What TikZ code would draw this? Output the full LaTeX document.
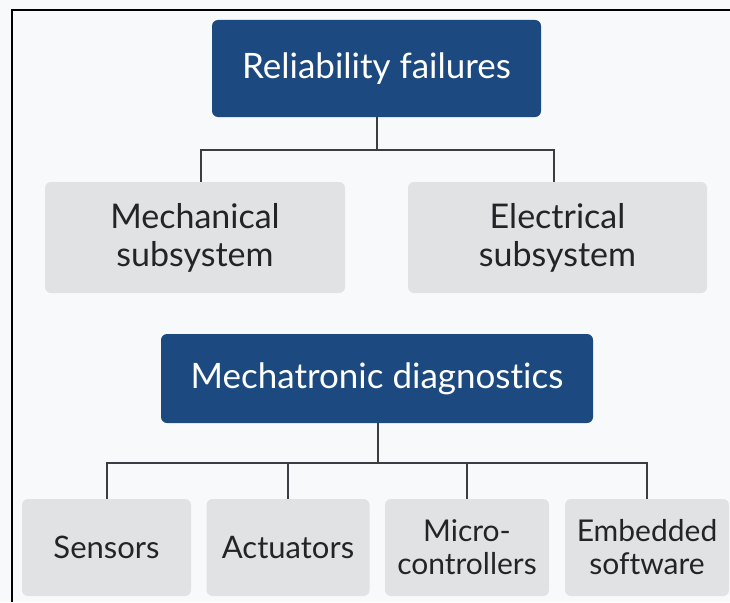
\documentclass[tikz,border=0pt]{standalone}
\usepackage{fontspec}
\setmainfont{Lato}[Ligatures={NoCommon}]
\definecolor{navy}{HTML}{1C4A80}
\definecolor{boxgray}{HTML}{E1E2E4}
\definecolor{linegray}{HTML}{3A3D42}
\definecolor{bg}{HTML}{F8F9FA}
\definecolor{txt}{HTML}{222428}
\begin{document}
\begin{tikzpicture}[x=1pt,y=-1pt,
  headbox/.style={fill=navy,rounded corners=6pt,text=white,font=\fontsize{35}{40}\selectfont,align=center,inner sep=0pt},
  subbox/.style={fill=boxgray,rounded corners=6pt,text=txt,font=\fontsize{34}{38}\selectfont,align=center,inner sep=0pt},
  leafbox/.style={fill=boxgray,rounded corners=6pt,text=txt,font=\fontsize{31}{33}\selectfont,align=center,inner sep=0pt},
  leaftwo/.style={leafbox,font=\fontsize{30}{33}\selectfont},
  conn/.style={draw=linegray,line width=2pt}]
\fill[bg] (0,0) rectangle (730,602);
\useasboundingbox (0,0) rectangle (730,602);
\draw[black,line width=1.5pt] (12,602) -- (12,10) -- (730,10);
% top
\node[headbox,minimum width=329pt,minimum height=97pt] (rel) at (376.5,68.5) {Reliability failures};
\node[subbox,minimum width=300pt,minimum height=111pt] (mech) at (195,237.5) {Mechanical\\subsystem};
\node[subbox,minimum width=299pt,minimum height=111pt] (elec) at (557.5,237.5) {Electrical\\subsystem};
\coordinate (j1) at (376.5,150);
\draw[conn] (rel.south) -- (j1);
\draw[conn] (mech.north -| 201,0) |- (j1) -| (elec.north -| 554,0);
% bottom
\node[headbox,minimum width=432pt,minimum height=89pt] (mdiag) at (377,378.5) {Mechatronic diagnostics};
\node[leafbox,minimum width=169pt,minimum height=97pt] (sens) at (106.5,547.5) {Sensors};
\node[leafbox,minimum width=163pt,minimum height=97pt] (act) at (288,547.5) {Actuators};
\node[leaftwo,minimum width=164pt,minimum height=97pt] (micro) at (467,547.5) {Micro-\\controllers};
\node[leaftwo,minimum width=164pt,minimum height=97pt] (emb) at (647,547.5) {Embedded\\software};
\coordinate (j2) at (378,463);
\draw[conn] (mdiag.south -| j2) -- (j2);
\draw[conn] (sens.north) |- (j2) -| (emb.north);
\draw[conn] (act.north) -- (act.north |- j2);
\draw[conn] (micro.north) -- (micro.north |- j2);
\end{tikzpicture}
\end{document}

◆ PROBLEM STATEMENT: Restate the data above exactly, stripping out each image.

◆ WRITTEN ANSWER:
What TikZ code would draw this? Output the full LaTeX document.
\documentclass[tikz,border=0pt]{standalone}
\usepackage{fontspec}
\setmainfont{Lato}[Ligatures={NoCommon}]
\definecolor{navy}{HTML}{1C4A80}
\definecolor{boxgray}{HTML}{E1E2E4}
\definecolor{linegray}{HTML}{3A3D42}
\definecolor{bg}{HTML}{F8F9FA}
\definecolor{txt}{HTML}{222428}
\begin{document}
\begin{tikzpicture}[x=1pt,y=-1pt,
  headbox/.style={fill=navy,rounded corners=6pt,text=white,font=\fontsize{35}{40}\selectfont,align=center,inner sep=0pt},
  subbox/.style={fill=boxgray,rounded corners=6pt,text=txt,font=\fontsize{34}{38}\selectfont,align=center,inner sep=0pt},
  leafbox/.style={fill=boxgray,rounded corners=6pt,text=txt,font=\fontsize{31}{33}\selectfont,align=center,inner sep=0pt},
  leaftwo/.style={leafbox,font=\fontsize{30}{33}\selectfont},
  conn/.style={draw=linegray,line width=2pt}]
\fill[bg] (0,0) rectangle (730,602);
\useasboundingbox (0,0) rectangle (730,602);
\draw[black,line width=1.5pt] (12,602) -- (12,10) -- (730,10);
% top
\node[headbox,minimum width=329pt,minimum height=97pt] (rel) at (376.5,68.5) {Reliability failures};
\node[subbox,minimum width=300pt,minimum height=111pt] (mech) at (195,237.5) {Mechanical\\subsystem};
\node[subbox,minimum width=299pt,minimum height=111pt] (elec) at (557.5,237.5) {Electrical\\subsystem};
\coordinate (j1) at (376.5,150);
\draw[conn] (rel.south) -- (j1);
\draw[conn] (mech.north -| 201,0) |- (j1) -| (elec.north -| 554,0);
% bottom
\node[headbox,minimum width=432pt,minimum height=89pt] (mdiag) at (377,378.5) {Mechatronic diagnostics};
\node[leafbox,minimum width=169pt,minimum height=97pt] (sens) at (106.5,547.5) {Sensors};
\node[leafbox,minimum width=163pt,minimum height=97pt] (act) at (288,547.5) {Actuators};
\node[leaftwo,minimum width=164pt,minimum height=97pt] (micro) at (467,547.5) {Micro-\\controllers};
\node[leaftwo,minimum width=164pt,minimum height=97pt] (emb) at (647,547.5) {Embedded\\software};
\coordinate (j2) at (378,463);
\draw[conn] (mdiag.south -| j2) -- (j2);
\draw[conn] (sens.north) |- (j2) -| (emb.north);
\draw[conn] (act.north) -- (act.north |- j2);
\draw[conn] (micro.north) -- (micro.north |- j2);
\end{tikzpicture}
\end{document}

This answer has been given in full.